The journey from where they were, to where they wanted to be, would be one difficult to watch in its infancy stages.

“Nobody thought we were going to be here,” said linebacker Jihad Ward.

But then this season began. The Giants shattered virtually all expectations when they jumped out to a 7-2 start. Their roster still had its issues. Most weeks the Giants were at a talent disadvantage from their opponents. But Brian Daboll’s coaching and Jones’ steady hand not only kept New York in games, but had them pulling out victories in the end.

Was it always pretty? Hardly ever. That didn’t matter, though. The Giants embraced the ugly. They made that their identity. That brand of football helped New York reach its first winning season since 2016. It’s why they won their first playoff game since 2011.

For the first time in a long time, the Giants gave their fans something to be proud of.

Nothing that happened Saturday night changes that.

“I’m proud of where we came from,” said safety Xavier McKinney. “These last two years, just to see the growth that we’ve made as a team. It’s been great to see. It’s been great to be a part of.”

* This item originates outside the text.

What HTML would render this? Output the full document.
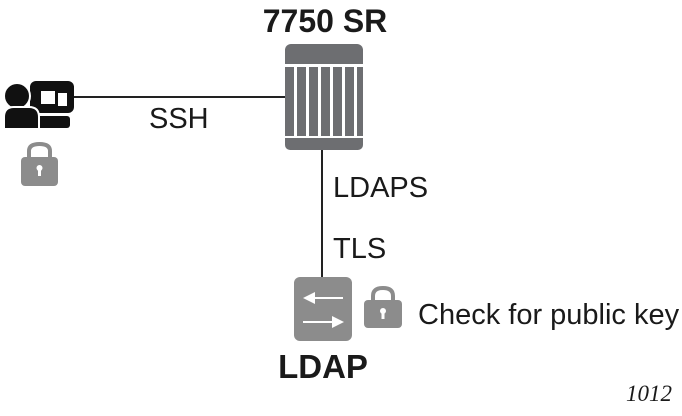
<!DOCTYPE html>
<html><head><meta charset="utf-8"><style>
html,body{margin:0;padding:0;background:#fff;width:682px;height:416px;overflow:hidden}
text{font-family:"Liberation Sans",sans-serif;fill:#1a1a1a}
</style></head><body>
<svg width="682" height="416" viewBox="0 0 682 416">
<line x1="73" y1="97" x2="286" y2="97" stroke="#222" stroke-width="2"/>
<line x1="322" y1="148" x2="322" y2="278" stroke="#222" stroke-width="2"/>
<!-- person -->
<rect x="30" y="81" width="44" height="32" rx="6" fill="#111"/>
<rect x="41" y="91" width="14" height="13" fill="#fff"/>
<rect x="58" y="93" width="9" height="13" fill="#fff"/>
<rect x="37" y="116" width="33" height="12" rx="3" fill="#111"/>
<circle cx="17" cy="96" r="13" fill="#111" stroke="#fff" stroke-width="2"/>
<path d="M4 129 V117 Q4 107 14 107 H29 Q39 107 39 117 V129 Z" fill="#111" stroke="#fff" stroke-width="2"/>
<!-- lock1 -->
<path d="M29 158 V151 Q29 144 39.5 144 Q50 144 50 151 V158" fill="none" stroke="#8c8c8c" stroke-width="4"/>
<rect x="21" y="157" width="37" height="29" rx="4" fill="#8c8c8c"/>
<circle cx="39.5" cy="168" r="3" fill="#fff"/><rect x="38" y="168" width="3" height="8" fill="#fff"/>
<!-- router -->
<text x="325" y="32" font-size="32" font-weight="bold" text-anchor="middle">7750 SR</text>
<rect x="285" y="44" width="78" height="20" rx="6" fill="#6d6e71"/>
<rect x="285" y="56" width="78" height="8" fill="#6d6e71"/>
<g fill="#6d6e71">
<rect x="285" y="67" width="9" height="69"/><rect x="297" y="67" width="9" height="69"/>
<rect x="309" y="67" width="9" height="69"/><rect x="321" y="67" width="9" height="69"/>
<rect x="333" y="67" width="9" height="69"/><rect x="345" y="67" width="9" height="69"/>
<rect x="357" y="67" width="6" height="69"/>
</g>
<rect x="285" y="138" width="78" height="12" rx="5" fill="#6d6e71"/>
<rect x="285" y="138" width="78" height="5" fill="#6d6e71"/>
<text x="149" y="128" font-size="29">SSH</text>
<text x="333" y="197" font-size="29">LDAPS</text>
<text x="333" y="258" font-size="29">TLS</text>
<!-- LDAP -->
<rect x="294" y="277" width="58" height="64" rx="6" fill="#8c8c8c"/>
<line x1="312" y1="298" x2="343" y2="298" stroke="#fff" stroke-width="2"/>
<polygon points="303,298 315,292 315,304" fill="#fff"/>
<line x1="303" y1="322" x2="334" y2="322" stroke="#fff" stroke-width="2"/>
<polygon points="344,322 332,316 332,328" fill="#fff"/>
<text x="323" y="378" font-size="33" font-weight="bold" text-anchor="middle">LDAP</text>
<path d="M373 302 V296 Q373 288 383 288 Q393 288 393 296 V302" fill="none" stroke="#8c8c8c" stroke-width="4"/>
<rect x="364" y="300" width="38" height="28" rx="4" fill="#8c8c8c"/>
<circle cx="383" cy="311" r="3" fill="#fff"/><rect x="381.5" y="311" width="3" height="8" fill="#fff"/>
<text x="418" y="324" font-size="29">Check for public key</text>
<text x="626" y="401" font-size="23" font-style="italic" style="font-family:'Liberation Serif',serif">1012</text>
</svg>
</body></html>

The clock did finally strike midnight for the Giants. They were snapped back to reality. This year won’t end like 2007 or 2011. But the way this team came together is invaluable. The experience these players got is invaluable. More importantly: You saw cornerstone pieces of this franchise come together.

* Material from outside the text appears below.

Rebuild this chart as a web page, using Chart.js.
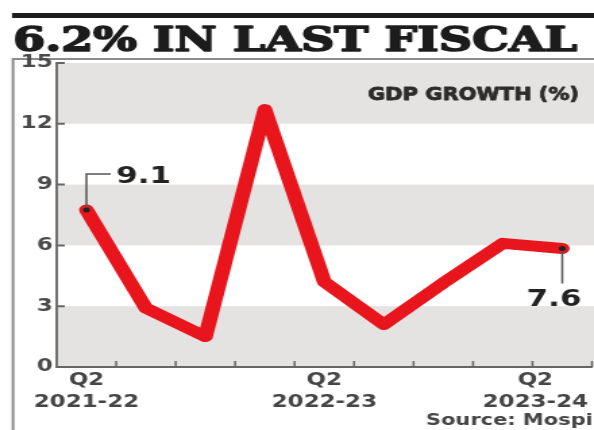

Interior defensive lineman Dexter Lawrence is a star. Pass rusher Kayvon Thibodeaux will soon join him. Left tackle Andrew Thomas established himself as one of the best in the business. Running back Saquon Barkley returned to form. You saw glimmers of brilliance from receivers Isaiah Hodgins (late in season) and Wan’Dale Robinson (before landing on the injured reserve). That’s just to name a few.

This team needed to remake the interior of its offensive line. This team needed an infusion of playmakers outside. This team needed to rebuild its secondary. This team needed to fix its linebacking unit. But this was more than just a promising start for GM Joe Schoen. Now he needs to build on it.

He’ll have another draft class. He’ll have money to spend in free agency for the first time.

You’ve already seen what Daboll can do with the Island of Misfit Toys. You know the should-be Coach of the Year has what it takes. It breeds optimism for what he can do with legitimate talent around him.

“He’s elite,” safety Jason Pinnock said of Daboll. “He can take, I don’t like, politically, to say ‘no-name guys,’ but he can build a strong team with late-round picks, free agents. He’s a great coach. For me, personally, coming in late, to be able to watch him work, see his connection with each guy, it was very unique and different.

“When you have players who want to play for their coach — it’s a big difference.”

The Giants didn’t waste much time retreating to the visiting locker room of Lincoln Financial Field after the clock hit triple zeroes. The game was over well before that. They seemed to know that. As Daboll said at his postgame press conference — the Eagles beat the Giants in every facet of the game.

Despite this, though, the mood in the locker room wasn’t that of an eliminated team despondent in trying to come to grips with their elimination. The majority of those players tucked inside the visiting locker room, while disappointed with the results, were fixated on not only what they had accomplished, but what the future holds.

This, in a way, was the ushering of that future one step closer.

And finally there’s legitimate reason to believe that will be brighter than today.